The Fed Raises Rates and Lay Out the Plan for Shrinking Its Balance Sheet… The central bank raised the overnight rate 0.50% and announced it will allow $47.5 billion in bonds roll off in June and July, and then will allow $95 billion in bonds to roll off monthly after that.
What it means— We got the known, the unknown, and the unknowable. If it was a western movie, it could be the “The Good, The Bad and The Ugly.” Everyone expected the Fed to raise rates by 0.50%, so that was baked in. Chair Powell then threw investors a bone by stating there doesn’t appear to be a need for a 0.75% hike. That news allowed investors to breathe a sigh of relief and sent the markets higher which was reversed the next day. Former IMF Chief Economist Rogoff opined the Fed isn’t doing enough. The Fed should move rates to 5%.
We still must deal with the unknowable. The bankers announced their plan for letting Treasury and mortgage-backed bonds mature when due gradually reducing the balance sheet. Now, we hold our collective breath to see how this affects interest rates in the months ahead. We can’t know if there’s enough demand to make up for the Fed’s absence or if rates will continue to march higher as we adjust to life without the world’s biggest bond buyer. With so much turmoil around the world and inflation still high, expect rates to melt up in the weeks ahead. We addressed the serious consequences for investors in Saturday’s webinar. Watch it here.
Put the last week of July on your calendar.
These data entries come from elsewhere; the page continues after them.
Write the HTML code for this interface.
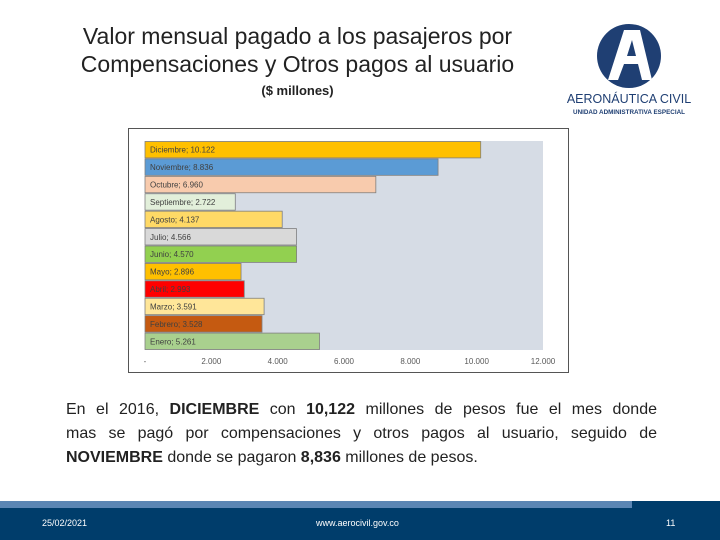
<!DOCTYPE html>
<html><head><meta charset="utf-8">
<style>
body{margin:0;width:720px;height:540px;position:relative;background:#fff;font-family:"Liberation Sans",sans-serif;overflow:hidden}
.t{position:absolute;left:0;width:595px;text-align:center;font-size:23px;color:#222;line-height:28px}
.ln{text-align:justify;text-align-last:justify;white-space:nowrap;height:24px}
</style></head><body>
<div class="t" style="top:22px">Valor mensual pagado a los pasajeros por<br>Compensaciones y Otros pagos al usuario</div>
<div style="position:absolute;left:0;width:595px;top:83px;text-align:center;font-size:13px;font-weight:bold;color:#222">($ millones)</div>
<div style="position:absolute;left:566px;top:24px;width:130px;height:95px">
<svg width="130" height="95" viewBox="0 0 130 95">
<circle cx="63" cy="32" r="32" fill="#1f3f73"/>
<path d="M58 6 L74 6 L86 56 L76 56 L72 40 L58 40 L52 56 L42 56 Z M61 32 L70 32 L66 16 Z" fill="#fff"/>
<text x="63" y="79" text-anchor="middle" font-family="Liberation Sans" font-size="12.5" fill="#1f3f73">AERONÁUTICA CIVIL</text>
<text x="63" y="90" text-anchor="middle" font-family="Liberation Sans" font-size="6.3" fill="#1f3f73" font-weight="bold">UNIDAD ADMINISTRATIVA ESPECIAL</text>
</svg></div>
<svg id="chart" style="position:absolute;left:0;top:0" width="720" height="400"></svg>
<div style="position:absolute;left:66px;top:398px;width:591px;font-size:16px;line-height:24px;color:#222;font-family:'Liberation Sans',sans-serif">
<div class="ln">En el 2016, <b>DICIEMBRE</b> con <b>10,122</b> millones de pesos fue el mes donde</div>
<div class="ln">mas se pagó por compensaciones y otros pagos al usuario, seguido de</div>
<div style="height:24px"><b>NOVIEMBRE</b> donde se pagaron <b>8,836</b> millones de pesos.</div>
</div>
<div style="position:absolute;left:0;top:501px;width:720px;height:39px;background:#003d6b">
<div style="position:absolute;left:0;top:0;width:632px;height:7px;background:#5b86b4"></div>
<span style="position:absolute;left:42px;top:17px;color:#fff;font-size:9px">25/02/2021</span>
<span style="position:absolute;left:316px;top:17px;color:#fff;font-size:9px">www.aerocivil.gov.co</span>
<span style="position:absolute;left:666px;top:17px;color:#fff;font-size:9px">11</span>
</div>
<script>
const months=["Diciembre","Noviembre","Octubre","Septiembre","Agosto","Julio","Junio","Mayo","Abril","Marzo","Febrero","Enero"];
const values=[10122,8836,6960,2722,4137,4566,4570,2896,2993,3591,3528,5261];
const labels=["10.122","8.836","6.960","2.722","4.137","4.566","4.570","2.896","2.993","3.591","3.528","5.261"];
const colors=["#ffc000","#5b9bd5","#f8cbad","#e2efda","#ffd966","#d9d9d9","#92d050","#ffc000","#ff0000","#ffe699","#c55a11","#a9d08e"];
const ticks=[0,2000,4000,6000,8000,10000,12000];
const tickLabels=["-","2.000","4.000","6.000","8.000","10.000","12.000"];
const NS="http://www.w3.org/2000/svg";
const svgEl=document.getElementById('chart');
const plotX0=145,plotX1=543,plotTop=141,plotBot=350,xMax=12000;
const xs=v=>plotX0+(plotX1-plotX0)*v/xMax;
const band=(plotBot-plotTop)/months.length;
function mk(t,a){const e=document.createElementNS(NS,t);for(const k in a)e.setAttribute(k,a[k]);svgEl.appendChild(e);return e;}
const f=mk('rect',{x:128.5,y:128.5,width:440,height:244,fill:'#fff',stroke:'#555'});


const pa=mk('rect',{x:plotX0,y:plotTop,width:plotX1-plotX0,height:plotBot-plotTop,fill:'#d6dce5'});


months.forEach((m,i)=>{
 const y=plotTop+i*band;
 const r=mk('rect',{x:plotX0,y:y+0.5,width:xs(values[i])-plotX0,height:band-1,fill:colors[i],stroke:'#7f7f7f','stroke-width':0.8});
 
 
 const t=mk('text',{x:plotX0+5,y:y+band/2+3,'font-size':8,fill:'#404040','font-family':'Liberation Sans'});
 t.textContent=m+"; "+labels[i];
 
 
});
ticks.forEach((v,i)=>{
 const t=mk('text',{x:xs(v),y:364,'font-size':8,fill:'#595959','text-anchor':'middle','font-family':'Liberation Sans'});
 t.textContent=tickLabels[i];
 
 
});
</script>
</body></html>
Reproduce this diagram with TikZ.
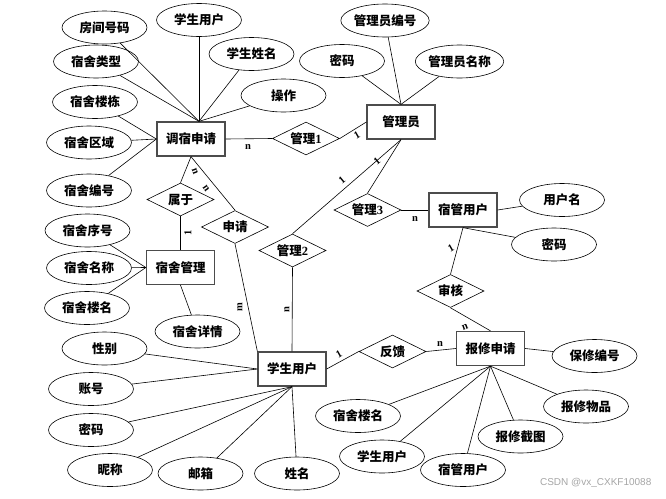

That’s when the Bureau of Economic Analysis will release the first estimate of second quarter GDP. If the number is ugly, long interest rates should roll over even if inflation remains elevated.
The Dow Jones Gained More Than 900 Points on Wednesday, and Then Dropped 1,000 Points on Thursday… Investors cheered Powell when he took a 0.75% move off the table, but then turned pessimistic as they considered higher rates and less Fed involvement in the bond markets.
What it means— Volatility is the name of the game. Expect more of it as we play the same investment game that we’ve played for more than a decade, “What Will the Fed Do?” If employment remains strong and inflation remains high, the Fed will stay the course, pushing up rates and taking more air out of the equity markets. If the economy falters, the Fed should pause, which will lead to massive equity market rallies. It should be a busy summer in the financial markets.
Locals Fix 14th Century Clock in Part with American Remedy, WD-40… A church minister in Grimsby, England, wanted to get his clock fixed. It had been stuck on two minutes past twelve for more than a decade, but not that many people work on massive, centuries-old timepieces. An engineer who worked on restoring Big Ben quoted the church a repair price of more than $50,000. Two locals, a cheesemaker and a 15-year-old student, decided to have a look. They found dead pigeons clogging gears and dried-up works impeding motion. After clearing the dead birds and liberally applying grease and WD-40, the clock sprang back to life.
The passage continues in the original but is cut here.